I still remember how much I loved the first car I owned. It was an old, well-used 1985 Jeep Cherokee. The Jeep came ‘as is’ according to the owner, which basically meant it needed some work. One of the most critical tasks was replacing the engine’s serpentine belt, which was worn, frayed and cracked. For those non-car enthusiasts, the serpentine belt, or just belt, wraps around and drives power to many of the key engine components – e.g., your water pump won’t keep your engine cool if the belt breaks.
With my Jeep in the garage, I pulled out my toolbox and got to work. My toolbox was new, not well organized, not prioritized by the tool’s function or criticality and generally didn’t have all the necessary tools for the job at hand. Over the next two hours, I struggled unsuccessfully to remove the belt. In fact, I appeared to have done more damage to my knuckles and the bolts holding the belt in place than good.

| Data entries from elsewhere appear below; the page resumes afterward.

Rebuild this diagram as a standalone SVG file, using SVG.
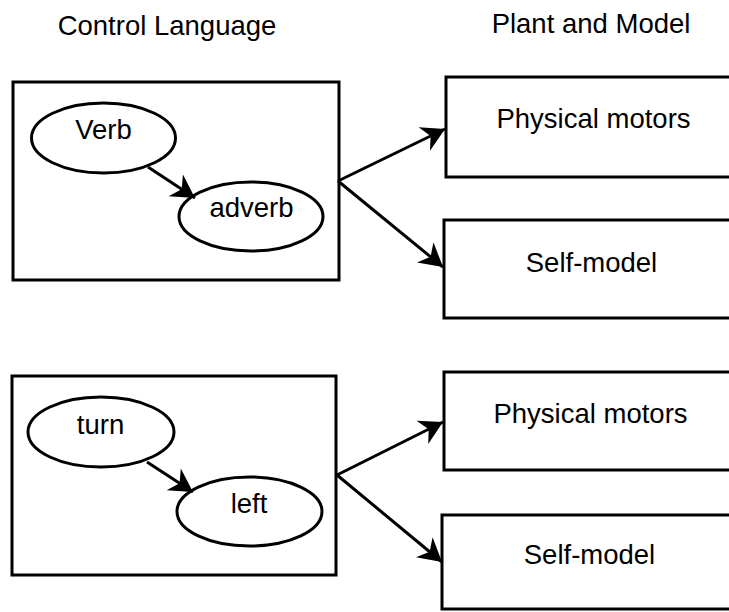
<svg xmlns="http://www.w3.org/2000/svg" width="729" height="612" viewBox="0 0 729 612">
<style>
  .box { fill: #fff; stroke: #000; stroke-width: 3; }
  .ell { fill: #fff; stroke: #000; stroke-width: 3; }
  .lbl { font-family: "Liberation Sans", Arial, Helvetica, sans-serif; font-size: 27.5px; fill: #000; text-anchor: middle; }
  .edge { fill: none; stroke: #000; stroke-width: 3; marker-end: url(#ah); }
</style>
<defs>
  <marker id="ah" markerWidth="28" markerHeight="28" viewBox="-24 -14 26 28" refX="0" refY="0" orient="auto" markerUnits="userSpaceOnUse">
    <path d="M0,0 L-23,-13 L-16,0 L-23,13 Z" fill="#000"/>
  </marker>
</defs>
<rect width="729" height="612" fill="#fff"/>
<g id="headers">
  <text class="lbl" x="167" y="35">Control Language</text>
  <text class="lbl" x="591" y="33">Plant and Model</text>
</g>
<g id="control-top">
  <rect class="box" x="13" y="82" width="326" height="198"/>
</g>
<g id="verb">
  <ellipse class="ell" cx="103.5" cy="138" rx="72" ry="35"/>
  <text class="lbl" x="103.5" y="139">Verb</text>
</g>
<g id="adverb">
  <ellipse class="ell" cx="251" cy="216.5" rx="72" ry="34.5"/>
  <text class="lbl" x="251.5" y="217">adverb</text>
</g>
<g id="motors-top">
  <rect class="box" x="446" y="77" width="295" height="100"/>
  <text class="lbl" x="593.5" y="128">Physical motors</text>
</g>
<g id="selfmodel-top">
  <rect class="box" x="444" y="220" width="297" height="98"/>
  <text class="lbl" x="591.5" y="272">Self-model</text>
</g>
<g id="control-bottom">
  <rect class="box" x="12" y="376" width="324" height="199"/>
</g>
<g id="turn">
  <ellipse class="ell" cx="101" cy="432" rx="73" ry="35"/>
  <text class="lbl" x="100.5" y="434">turn</text>
</g>
<g id="left">
  <ellipse class="ell" cx="249.5" cy="511.5" rx="72.5" ry="34.5"/>
  <text class="lbl" x="249" y="513">left</text>
</g>
<g id="motors-bottom">
  <rect class="box" x="444" y="372" width="297" height="98"/>
  <text class="lbl" x="590.5" y="423">Physical motors</text>
</g>
<g id="selfmodel-bottom">
  <rect class="box" x="442" y="515" width="299" height="94"/>
  <text class="lbl" x="589.5" y="564">Self-model</text>
</g>
<g id="connectors">
  <line class="edge" x1="148" y1="167" x2="195" y2="198"/>
  <line class="edge" x1="338" y1="181" x2="445" y2="129"/>
  <line class="edge" x1="338" y1="181" x2="443" y2="267"/>
  <line class="edge" x1="147" y1="462" x2="193" y2="492"/>
  <line class="edge" x1="337" y1="475" x2="443" y2="422"/>
  <line class="edge" x1="337" y1="475" x2="442" y2="562"/>
</g>
</svg>
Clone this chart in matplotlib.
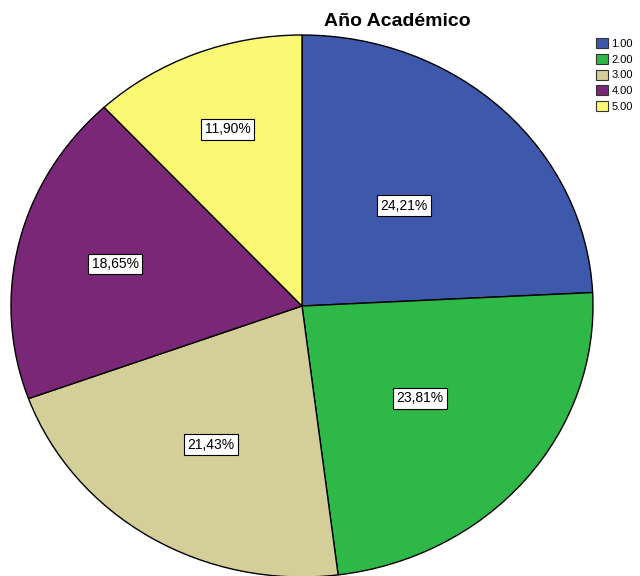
import matplotlib
matplotlib.use('Agg')
import numpy as np
import matplotlib.pyplot as plt
from matplotlib.patches import Patch

plt.rcParams['font.family'] = ['Liberation Sans', 'DejaVu Sans']

categories = ['1.00', '2.00', '3.00', '4.00', '5.00']
percents = [24.21, 23.81, 21.43, 18.65, 11.90]
colors = ['#3E58AC', '#2EB848', '#D4CE99', '#7B2778', '#FBF873']
# radial position of each label (fraction of radius), as placed in the reference
label_dist = [0.51, 0.53, 0.60, 0.66, 0.70]

fig = plt.figure(figsize=(6.4, 5.76), dpi=100)
# pie is slightly wider than tall in the reference
ax = fig.add_axes([11/640, -1/576, 582/640, 542/576])

wedges, _ = ax.pie(percents, colors=colors, startangle=90, counterclock=False,
                   wedgeprops=dict(edgecolor='black', linewidth=1.0))
for w, p, d in zip(wedges, percents, label_dist):
    ang = np.deg2rad((w.theta1 + w.theta2) / 2)
    ax.text(d * np.cos(ang), d * np.sin(ang), ('%.2f%%' % p).replace('.', ','),
            fontsize=10, ha='center', va='center',
            bbox=dict(facecolor='white', edgecolor='black', linewidth=0.8, pad=2.5))
ax.set_aspect('auto')
ax.set_xlim(-1, 1)
ax.set_ylim(-1, 1)
ax.axis('off')

fig.text(397/640, 1 - 21/576, 'Año Académico', fontsize=14, fontweight='bold',
         ha='center', va='center')

handles = [Patch(facecolor=c, edgecolor='#333333', linewidth=0.8) for c in colors]
fig.legend(handles, categories, loc='upper left', bbox_to_anchor=(596/640, 1 - 38/576),
           frameon=False, fontsize=8, handlelength=1.1, handleheight=1.0,
           handletextpad=0.3, labelspacing=0.45, borderaxespad=0, borderpad=0)

fig.savefig('out.png', dpi=100)
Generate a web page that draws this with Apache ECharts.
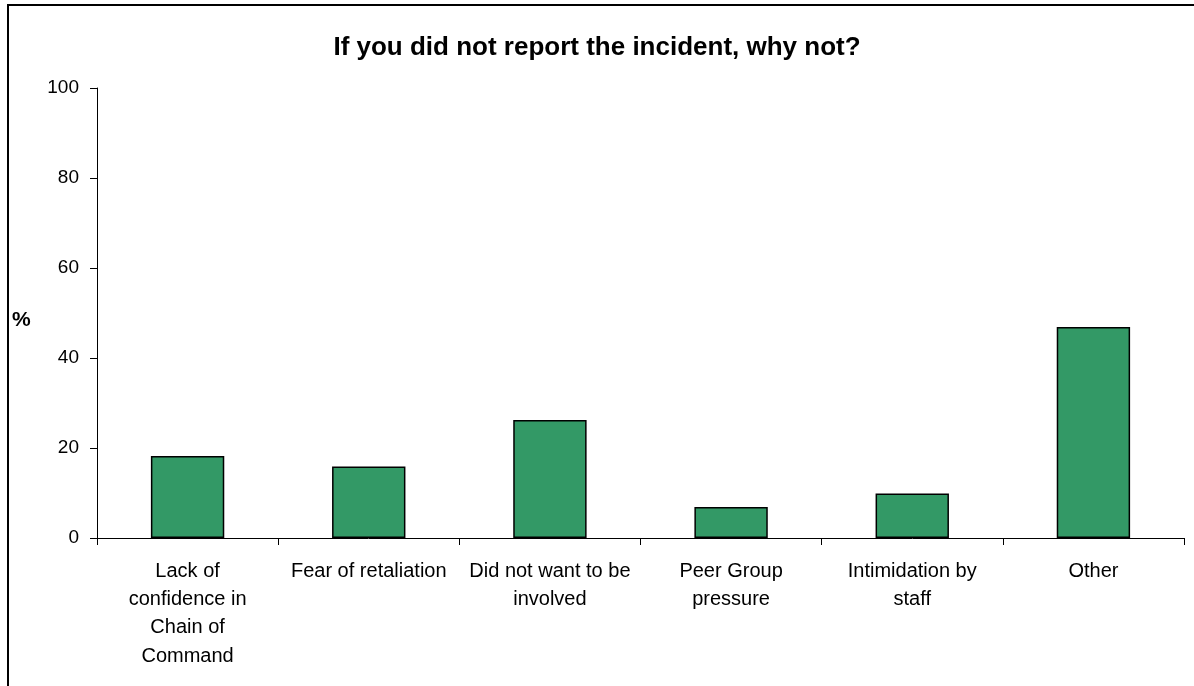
<!DOCTYPE html>
<html>
<head>
<meta charset="utf-8">
<script src="https://cdn.jsdelivr.net/npm/echarts@6/dist/echarts.min.js"></script>
<style>
  html, body { margin: 0; padding: 0; background: #fff; }
  #chart { width: 1194px; height: 686px; }
</style>
</head>
<body>
<div id="chart"></div>
<script>
// Reasons given for not reporting an incident (% of respondents)
const categories = [
  'Lack of\nconfidence in\nChain of\nCommand',
  'Fear of retaliation',
  'Did not want to be\ninvolved',
  'Peer Group\npressure',
  'Intimidation by\nstaff',
  'Other'
];
const percentValues = [18.2, 15.9, 26.2, 6.9, 9.9, 46.9];
const yTicks = { min: 0, max: 100, interval: 20 };

const FONT = 'Liberation Sans, Arial, sans-serif';

const chart = echarts.init(document.getElementById('chart'), null, { renderer: 'canvas' });
chart.setOption({
  backgroundColor: '#ffffff',
  animation: false,
  title: {
    text: 'If you did not report the incident, why not?',
    left: 'center',
    top: 30,
    textStyle: { fontFamily: FONT, fontSize: 26, fontWeight: 'bold', color: '#000' }
  },
  graphic: [
    // chart frame: left and top edges
    { type: 'line', shape: { x1: 8, y1: 5, x2: 8, y2: 700 }, style: { stroke: '#000', lineWidth: 2 } },
    { type: 'line', shape: { x1: 7, y1: 5, x2: 1200, y2: 5 }, style: { stroke: '#000', lineWidth: 2 } },
    // value axis title
    {
      type: 'text', left: 12, top: 310,
      style: { text: '%', fontFamily: FONT, fontSize: 21, fontWeight: 'bold', fill: '#000' }
    }
  ],
  grid: { left: 97, right: 10, top: 88, bottom: 148, containLabel: false },
  xAxis: {
    type: 'category',
    data: categories,
    boundaryGap: true,
    axisLine: { lineStyle: { color: '#000', width: 1 } },
    axisTick: { show: true, alignWithLabel: false, length: 7, lineStyle: { color: '#000' } },
    axisLabel: {
      interval: 0,
      margin: 19,
      color: '#000',
      fontFamily: FONT,
      fontSize: 20,
      lineHeight: 28.3
    }
  },
  yAxis: {
    type: 'value',
    min: yTicks.min,
    max: yTicks.max,
    interval: yTicks.interval,
    axisLine: { show: true, lineStyle: { color: '#000', width: 1 } },
    axisTick: { show: true, length: 7, lineStyle: { color: '#000' } },
    splitLine: { show: false },
    axisLabel: { color: '#000', fontFamily: FONT, fontSize: 19, margin: 18 }
  },
  series: [{
    type: 'bar',
    data: percentValues,
    barWidth: '40.5%',
    itemStyle: { color: '#339966', borderColor: '#000', borderWidth: 1.5 }
  }]
});
</script>
</body>
</html>
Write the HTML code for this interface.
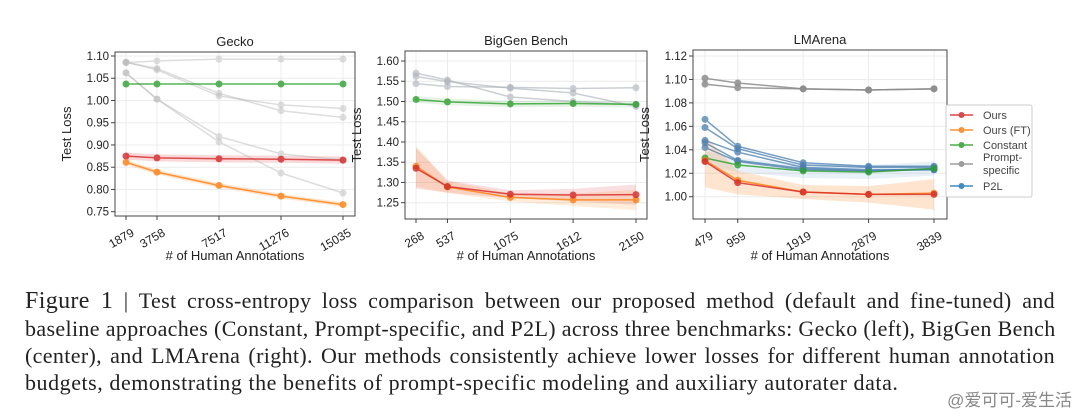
<!DOCTYPE html>
<html><head><meta charset="utf-8"><style>
body{margin:0;background:#fff;width:1080px;height:417px;overflow:hidden;position:relative;font-family:"Liberation Sans","DejaVu Sans",sans-serif}
#cap{position:absolute;left:25px;top:287px;width:1030px;font-family:"Liberation Serif",serif;font-size:22px;letter-spacing:0.35px;line-height:27px;color:#222}
#cap div{text-align:justify;text-align-last:justify;white-space:nowrap}
#cap div.last{text-align-last:left;letter-spacing:0.55px}
#cap b{font-weight:normal;font-size:24px}
#wm{position:absolute;right:8px;bottom:6px;font-family:"Liberation Sans","Noto Sans CJK SC",sans-serif;font-size:17px;color:#888}
</style></head><body>
<svg id="chart" width="1080" height="280" style="position:absolute;left:0;top:0"></svg>
<div id="cap">
<div><b>Figure 1</b> | Test cross-entropy loss comparison between our proposed method (default and fine-tuned) and</div>
<div>baseline approaches (Constant, Prompt-specific, and P2L) across three benchmarks: Gecko (left), BigGen Bench</div>
<div>(center), and LMArena (right). Our methods consistently achieve lower losses for different human annotation</div>
<div class="last">budgets, demonstrating the benefits of prompt-specific modeling and auxiliary autorater data.</div>
</div>
<div id="wm">@爱可可-爱生活</div>
<script>
const geckoX=[1879,3758,7517,11276,15035];
const geckoOurs=[0.875,0.871,0.869,0.868,0.866];
const geckoFT=[0.861,0.839,0.809,0.785,0.766];
const geckoConst=[1.037,1.037,1.037,1.037,1.037];
const geckoPrompt=[[1.085,1.089,1.093,1.093,1.093],[1.086,1.072,1.016,0.977,0.962],[1.086,1.069,1.010,0.990,0.982],[1.062,1.003,0.907,0.837,0.792],[1.062,1.003,0.919,0.880,0.866]];
const geckoYTicks=[0.75,0.80,0.85,0.90,0.95,1.00,1.05,1.10];
const bigX=[268,537,1075,1612,2150];
const bigOurs=[1.335,1.290,1.271,1.269,1.270];
const bigFT=[1.340,1.289,1.263,1.257,1.257];
const bigConst=[1.505,1.499,1.494,1.495,1.493];
const bigPrompt=[[1.570,1.553,1.511,1.500,1.492],[1.562,1.549,1.533,1.521,1.488],[1.544,1.537,1.535,1.532,1.534]];
const bigBand=[0.05,0.015,0.01,0.015,0.025];
const bigYTicks=[1.25,1.30,1.35,1.40,1.45,1.50,1.55,1.60];
const lmX=[479,959,1919,2879,3839];
const lmOurs=[1.030,1.012,1.004,1.002,1.002];
const lmFT=[1.031,1.014,1.004,1.002,1.003];
const lmConst=[1.033,1.027,1.022,1.021,1.024];
const lmPrompt=[[1.101,1.097,1.092,1.091,1.092],[1.096,1.093,1.092,1.091,1.092]];
const lmP2L=[[1.066,1.043,1.029,1.026,1.026],[1.059,1.041,1.027,1.025,1.025],[1.048,1.038,1.025,1.023,1.023],[1.046,1.031,1.024,1.022,1.024],[1.042,1.030,1.023,1.022,1.023]];
const lmBand=[0.022,0.01,0.006,0.007,0.013];
const lmYTicks=[1.00,1.02,1.04,1.06,1.08,1.10,1.12];

const C={ours:'#d62728',ft:'#ff7f0e',cst:'#2ca02c',pr:'#8c8c8c',p2l:'#1f77b4'};
const svg=document.getElementById('chart');
const NS='http://www.w3.org/2000/svg';
function el(t,a,p){const e=document.createElementNS(NS,t);for(const k in a)e.setAttribute(k,a[k]);(p||svg).appendChild(e);return e;}

function panel(cfg){
  const g=el('g',{});
  
  
  const [x0,x1]=cfg.xr,[y0,y1]=cfg.yr;
  const sx=v=>cfg.px0+(v-x0)/(x1-x0)*(cfg.px1-cfg.px0);
  const sy=v=>cfg.py0+(v-y0)/(y1-y0)*(cfg.py1-cfg.py0);
  cfg.yt.forEach(t=>{el('line',{x1:cfg.L,x2:cfg.R,y1:sy(t),y2:sy(t),stroke:'#ececec','stroke-width':1},g);
    const tx=el('text',{x:cfg.L-6,y:sy(t)+4,'text-anchor':'end','font-size':11.5,fill:'#222'},g);tx.textContent=t.toFixed(2);
    });
  cfg.x.forEach(t=>{el('line',{x1:sx(t),x2:sx(t),y1:cfg.T,y2:cfg.B,stroke:'#ececec'},g);
    el('line',{x1:sx(t),x2:sx(t),y1:cfg.B,y2:cfg.B+4,stroke:'#444'},g);
    const ax=sx(t)+9,ay=cfg.B+19;
    const tx=el('text',{x:ax,y:ay,'text-anchor':'end','font-size':12,fill:'#222',transform:`rotate(-30 ${ax} ${ay})`},g);tx.textContent=t;
    });
  cfg.yt.forEach(t=>el('line',{x1:cfg.L-4,x2:cfg.L,y1:sy(t),y2:sy(t),stroke:'#444'},g));
  function band(vals,w,col,op){let d='';vals.forEach((v,i)=>d+=(i?'L':'M')+sx(cfg.x[i])+','+sy(v+w[i]));
    for(let i=vals.length-1;i>=0;i--)d+='L'+sx(cfg.x[i])+','+sy(vals[i]-w[i]);
    const p=el('path',{d:d+'Z',fill:col,opacity:op},g);}
  function series(vals,col,op,nm){const pts=vals.map((v,i)=>sx(cfg.x[i])+','+sy(v)).join(' ');
    const s=el('g',{opacity:op},g);
    el('polyline',{points:pts,fill:'none',stroke:col,'stroke-width':1.5},s);
    vals.forEach((v,i)=>el('circle',{cx:sx(cfg.x[i]),cy:sy(v),r:3.5,fill:col},s));}
  cfg.bands.forEach(b=>band(b[0],b[1],b[2],b[3]));
  cfg.series.forEach(s=>series(s[0],s[1],s[2],s[3]));
  el('rect',{x:cfg.L,y:cfg.T,width:cfg.R-cfg.L,height:cfg.B-cfg.T,fill:'none',stroke:'#444','stroke-width':1},g);
  const ti=el('text',{x:(cfg.L+cfg.R)/2,y:cfg.T-6,'text-anchor':'middle','font-size':13,fill:'#222'},g);ti.textContent=cfg.title;
  
  const xl=el('text',{x:(cfg.L+cfg.R)/2,y:260,'text-anchor':'middle','font-size':13,fill:'#222'},g);xl.textContent='# of Human Annotations';
  
  const yx=cfg.L-44,yy=(cfg.T+cfg.B)/2;
  const yl=el('text',{x:yx,y:yy,'text-anchor':'middle','font-size':13,fill:'#222',transform:`rotate(-90 ${yx} ${yy})`},g);yl.textContent='Test Loss';
  
}
const flat=(n,w)=>Array(n).fill(w);
panel({name:'gecko',title:'Gecko',L:115,R:355,T:52,B:216,px0:126,px1:343,xr:[1879,15035],py0:56,py1:211.7,yr:[1.10,0.75],x:geckoX,yt:geckoYTicks,
 bands:[[geckoOurs,flat(5,0.008),C.ours,0.18],[geckoFT,flat(5,0.005),C.ft,0.2]],
 series:[...geckoPrompt.map(s=>[s,'#b5b5b5',0.45,'prompt-specific-line']),[geckoConst,C.cst,0.8,'constant-line'],[geckoOurs,C.ours,0.8,'ours-line'],[geckoFT,C.ft,0.8,'ours-ft-line']]});
panel({name:'biggen',title:'BigGen Bench',L:405,R:647,T:51,B:219,px0:416,px1:636,xr:[268,2150],py0:61,py1:202.7,yr:[1.60,1.25],x:bigX,yt:bigYTicks,
 bands:[[bigOurs,bigBand,C.ours,0.15],[bigFT,bigBand,C.ft,0.15],[bigConst,flat(5,0.008),C.cst,0.12]],
 series:[...bigPrompt.map(s=>[s,'#aab0b8',0.6,'prompt-specific-line']),[bigConst,C.cst,0.8,'constant-line'],[bigFT,C.ft,0.8,'ours-ft-line'],[bigOurs,C.ours,0.8,'ours-line']]});
panel({name:'lmarena',title:'LMArena',L:693,R:947,T:50,B:219,px0:705,px1:934,xr:[479,3839],py0:56,py1:196.7,yr:[1.12,1.00],x:lmX,yt:lmYTicks,
 bands:[[lmOurs,lmBand,C.ft,0.2],[lmConst,flat(5,0.006),C.p2l,0.1]],
 series:[...lmPrompt.map(s=>[s,C.pr,0.85,'prompt-specific-line']),...lmP2L.map(s=>[s,'#4a7fb0',0.75,'p2l-line']),[lmConst,C.cst,0.8,'constant-line'],[lmFT,C.ft,0.8,'ours-ft-line'],[lmOurs,C.ours,0.8,'ours-line']]});
const lg=el('g',{});


el('rect',{x:946,y:105,width:86,height:92,fill:'#fff',stroke:'#ccc',rx:2},lg);
const items=[['Ours',C.ours,115],['Ours (FT)',C.ft,130],['Constant',C.cst,145],['Prompt-',C.pr,164],['P2L',C.p2l,186]];
items.forEach(it=>{const e=el('g',{opacity:0.85},lg);
 el('line',{x1:950,x2:973,y1:it[2],y2:it[2],stroke:it[1],'stroke-width':1.5},e);el('circle',{cx:961.5,cy:it[2],r:3,fill:it[1]},e);
 const t=el('text',{x:983,y:it[2]+(it[0]==='Prompt-'?-3:4),'font-size':11,fill:'#222'},e);t.textContent=it[0];
 if(it[0]==='Prompt-'){const t2=el('text',{x:983,y:it[2]+10,'font-size':11,fill:'#222'},e);t2.textContent='specific';}});
</script>
</body></html>
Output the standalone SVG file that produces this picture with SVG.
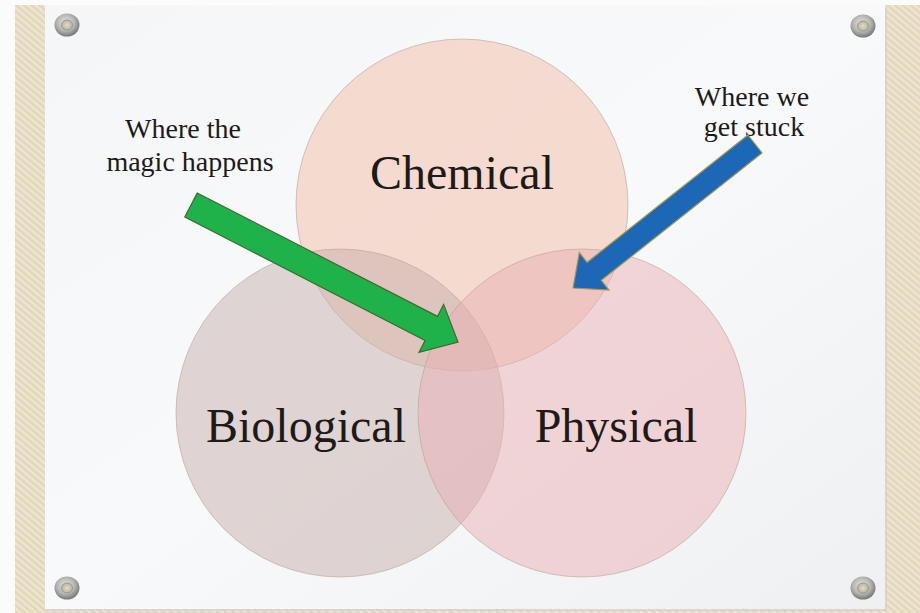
<svg xmlns="http://www.w3.org/2000/svg" width="920" height="613" viewBox="0 0 920 613">
  <defs>
    <pattern id="burlap" width="5" height="5" patternUnits="userSpaceOnUse" patternTransform="rotate(40)">
      <rect width="5" height="5" fill="#e6dbc2"/>
      <rect width="5" height="2" fill="#efe6d1"/>
      <rect y="3.6" width="5" height="0.8" fill="#ddd0b2"/>
    </pattern>
    <linearGradient id="board" x1="0" y1="0" x2="1" y2="1">
      <stop offset="0" stop-color="#f4f6f8"/>
      <stop offset="0.5" stop-color="#f8f9fa"/>
      <stop offset="1" stop-color="#eef0f1"/>
    </linearGradient>
    <radialGradient id="screw" cx="0.45" cy="0.4" r="0.6">
      <stop offset="0" stop-color="#e8e8e4"/>
      <stop offset="0.6" stop-color="#b4b4b0"/>
      <stop offset="1" stop-color="#77777a"/>
    </radialGradient>
    <radialGradient id="screwHole" cx="0.5" cy="0.5" r="0.5">
      <stop offset="0" stop-color="#e2dcc2"/>
      <stop offset="1" stop-color="#b9b49f"/>
    </radialGradient>
    <g id="screwShape">
      <ellipse cx="0" cy="0" rx="12.5" ry="11.5" fill="url(#screw)"/>
      <ellipse cx="0" cy="0" rx="5.5" ry="5" fill="url(#screwHole)" stroke="#8f8f8a" stroke-width="0.8"/>
    </g>
  </defs>
  <style>
    .circle { stroke: #b89a90; stroke-opacity: 0.55; stroke-width: 1; fill-opacity: 0.5; }
    .label { font-family: "Liberation Serif", "DejaVu Serif", serif; fill: #1e1a18; text-anchor: middle; }
    .big { font-size: 48px; }
    .note { font-size: 28px; }
  </style>

  <!-- background -->
  <rect x="0" y="0" width="920" height="613" fill="#fbfbfb"/>
  <rect x="15" y="5" width="905" height="608" fill="url(#burlap)"/>
  <rect x="45" y="5" width="841" height="604" fill="#cfcfcf" opacity="0.6" transform="translate(1,2)"/>
  <rect x="45" y="5" width="840" height="604" fill="url(#board)"/>

  <!-- screws -->
  <use href="#screwShape" x="67" y="25"/>
  <use href="#screwShape" x="863" y="26"/>
  <use href="#screwShape" x="67" y="588"/>
  <use href="#screwShape" x="863" y="588"/>

  <!-- Venn circles -->
  <g id="chemical">
    <circle class="circle" cx="462" cy="205" r="166" fill="#f2bba6"/>
    <text class="label big" x="462" y="189">Chemical</text>
  </g>
  <g id="biological">
    <circle class="circle" cx="340" cy="413" r="164" fill="#c6b0ac"/>
    <text class="label big" x="306" y="442">Biological</text>
  </g>
  <g id="physical">
    <circle class="circle" cx="582" cy="413" r="164" fill="#eab0b4"/>
    <text class="label big" x="616" y="442">Physical</text>
  </g>

  <!-- notes -->
  <g id="note-magic">
    <text class="label note" x="183" y="138">Where the</text>
    <text class="label note" x="190" y="171">magic happens</text>
  </g>
  <g id="note-stuck">
    <text class="label note" x="752" y="106">Where we</text>
    <text class="label note" x="754" y="136">get stuck</text>
  </g>

  <!-- connectors (arrows) -->
  <g id="connectors">
    <polygon id="arrow-green" points="197.2,193 437.5,316.4 443.6,304.4 458,342 419,352.4 425.1,340.4 184.8,217" fill="#20b24a" stroke="#3c6a30" stroke-width="1.2" stroke-linejoin="miter"/>
    <polygon id="arrow-blue" points="747.9,135 587.1,262.3 579.3,252.5 573,288 609.1,290.1 601.3,280.3 762.1,153" fill="#1c67b6" stroke="#a69a4a" stroke-width="1.2" stroke-linejoin="miter"/>
  </g>
</svg>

My father, who was occasionally checking in, finally gave in and decided to help. It’s not that he didn’t want to help, but that he knew that I needed to struggle on my own to become a better mechanic. I needed the experience to problem solve and overcome obstacles. My father would not always be around to help me fix this Jeep, and he wisely let me work through the problem at hand and then stepped in to help coach and guide me.
First things first, my father went to his toolbox. His toolbox was a collection of tools that he had purchased and come to own over the past 30 plus years of working on and fixing different family vehicles. His toolbox was also well organized and the tools were ordered according to their purpose. He quickly found a tool, which was not in my toolbox. It was an odd looking tool, yet was built for a very specific purpose – to bend and adjust to the engine’s contours to easily reach the bolts holding on the serpentine belt.
In less than 15 minutes, my father had the belt off and was not even drenched in sweat or bleeding from all knuckles. He said one of the most important attributes of being a good mechanic is that you have the right tool for the job at hand. The right tool will make your work not only more effective, but also more efficient. At that point, my father gave me the tool and told me to add it my toolbox.
At Regis University in the Information Assurance Program, our job is to equip your toolbox with the right tools. As faculty, we realize that we only have limited time with you and will not be there as you face increasing challenges and take on new opportunities. We guide and instruct you and hopefully give you the right tool for the job at hand.
The key tools for being a successful information assurance/security professional include:
- Integrity / Courage – As an information security professional, you are entrusted by your employer with access to sensitive systems and data. You will also be placed in extremely challenging and ethically complex situations. You need integrity and courage to navigate these situations.
- Strong Technical Foundation – You need to be well grounded in the key technical disciplines of information assurance, including cryptography, risk management, TCP/IP, network and endpoint security, cloud and virtual security foundations, secure coding standards, etc.
- Exceptional Communication Skills – If you can’t effectively communicate what needs to happen, then all else is for not.
- Relationship Building Skills– You by yourself cannot accomplish anything, especially in the field of information security. To be effective, you need to build strong relationships with other teams, such as the server team, help desk team, audit and application development teams.
Rest assured, after graduating from Regis’ Information Assurance Program, your toolbox will be more expansive, better organized and will include the right tools for you to be successful in your future endeavors.